How the Vulnerability Works
When EIP-712 is used in private sales or transaction authorizations, the signed data typically includes relevant information such as the buyer, seller, asset ID, sale price, and expiration date. Once signed by the seller, the buyer can submit the signature to the smart contract to execute the transaction. This process allows for trustless and decentralized transactions, but without proper protections, the signature can be used more than once under certain conditions.
Scenario Overview:
Original Sale: The seller generates an EIP-712 signature, allowing the buyer to purchase an NFT or other asset. The buyer provides the signature to the contract, the transaction is validated, and the sale goes through.
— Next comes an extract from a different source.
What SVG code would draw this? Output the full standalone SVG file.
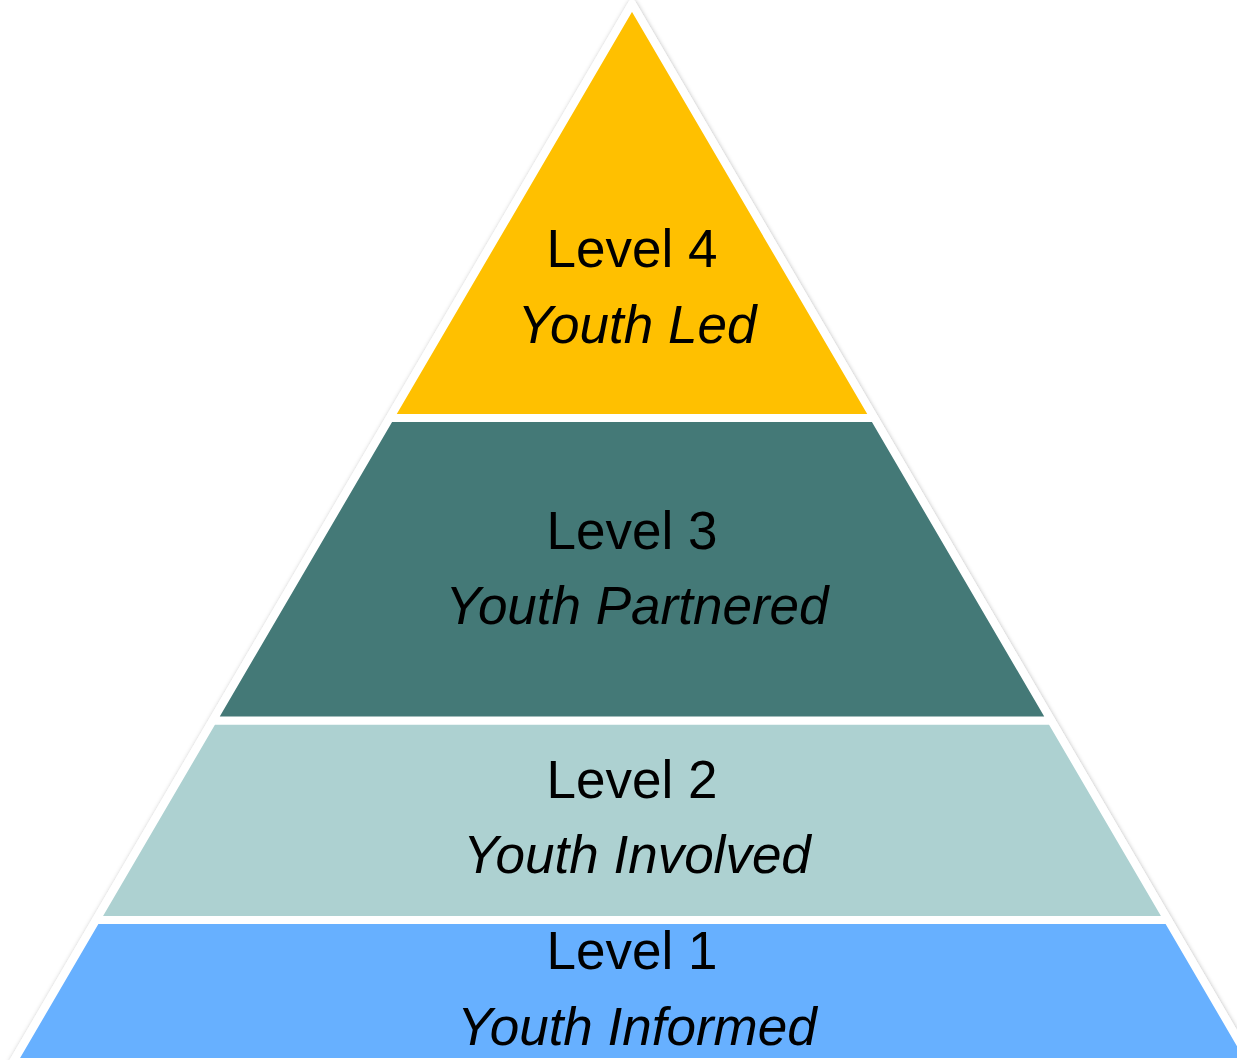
<svg xmlns="http://www.w3.org/2000/svg" width="1237" height="1060" viewBox="0 0 1237 1060">
  <defs>
    <filter id="shadow" x="-5%" y="-5%" width="110%" height="110%">
      <feDropShadow dx="0.5" dy="0.5" stdDeviation="2" flood-color="#000" flood-opacity="0.28"/>
    </filter>
  </defs>
  <style>
    .seg { stroke: #ffffff; stroke-width: 8; stroke-linejoin: round; }
    .lvl { font-family: "Liberation Sans", Arial, sans-serif; font-size: 53px; fill: #000000; text-anchor: middle; }
    .sub { font-family: "Liberation Sans", Arial, sans-serif; font-size: 53px; font-style: italic; fill: #000000; text-anchor: middle; }
  </style>
  <rect width="1237" height="1060" fill="#ffffff"/>
  <polygon points="632,4 1250.9,1062 13.1,1062" fill="#ffffff" stroke="#ffffff" stroke-width="8" stroke-linejoin="round" filter="url(#shadow)"/>
  <g id="level1">
    <polygon class="seg" points="96.1,920 1167.9,920 1250.9,1062 13.1,1062" fill="#67B0FF"/>
    <text class="lvl" x="632" y="969">Level 1</text>
    <text class="sub" x="637" y="1045">Youth Informed</text>
  </g>
  <g id="level2">
    <polygon class="seg" points="212.8,720.5 1051.2,720.5 1167.9,920 96.1,920" fill="#ADD1D1"/>
    <text class="lvl" x="632" y="798">Level 2</text>
    <text class="sub" x="637" y="873">Youth Involved</text>
  </g>
  <g id="level3">
    <polygon class="seg" points="389.8,418 874.2,418 1051.2,720.5 212.8,720.5" fill="#447977"/>
    <text class="lvl" x="632" y="549">Level 3</text>
    <text class="sub" x="637" y="624">Youth Partnered</text>
  </g>
  <g id="level4">
    <polygon class="seg" points="632,4 874.2,418 389.8,418" fill="#FFC000"/>
    <text class="lvl" x="632" y="267">Level 4</text>
    <text class="sub" x="637" y="343">Youth Led</text>
  </g>
</svg>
Re-acquisition by Seller: If the seller repurchases or regains ownership of the NFT, the original buyer can reuse the EIP-712 signature, allowing them to buy back the NFT again without needing a new signature from the seller.
Exploitation: The original buyer uses the same signature to reacquire the NFT at the original price, potentially exploiting any price appreciation in the meantime.
Example:
Step 1: Joe, the NFT seller, signs a transaction allowing Rachel to purchase an NFT.
Step 2: Rachel submits the signed transaction to the smart contract and purchases the NFT.
Step 3: Joe buys back the NFT at a later time.
Step 4: Rachel reuses the old EIP-712 signature to buy back the NFT at the original price, even if the NFT's value has increased significantly.
This vulnerability stems from the fact that there are no checks to prevent signature reuse in such scenarios, leaving the contract open to exploitation.
Why This Happens:
The main issue here is the lack of nonce or state tracking for the EIP-712 signature. Nonce values are typically used in smart contracts to ensure that each transaction is unique and cannot be replayed in different contexts. Without the use of a nonce, signatures can remain valid across multiple transactions, allowing for malicious reuse.
In addition, some smart contracts fail to track changes in asset ownership after a sale, meaning that the same conditions (such as the buyer and seller relationship) are assumed to be valid long after the initial sale has taken place.
Mitigation Strategies:
Nonce Management:
The simplest and most effective way to prevent signature reuse is to include a nonce when generating the EIP-712 signature. This nonce can be incremented after each transaction, ensuring that a signature can only be used once.
Example: Every time an NFT is sold, the contract assigns a new nonce to the sale, and the buyer must include this nonce when submitting their purchase. After the transaction, the nonce is invalidated, preventing the signature from being reused.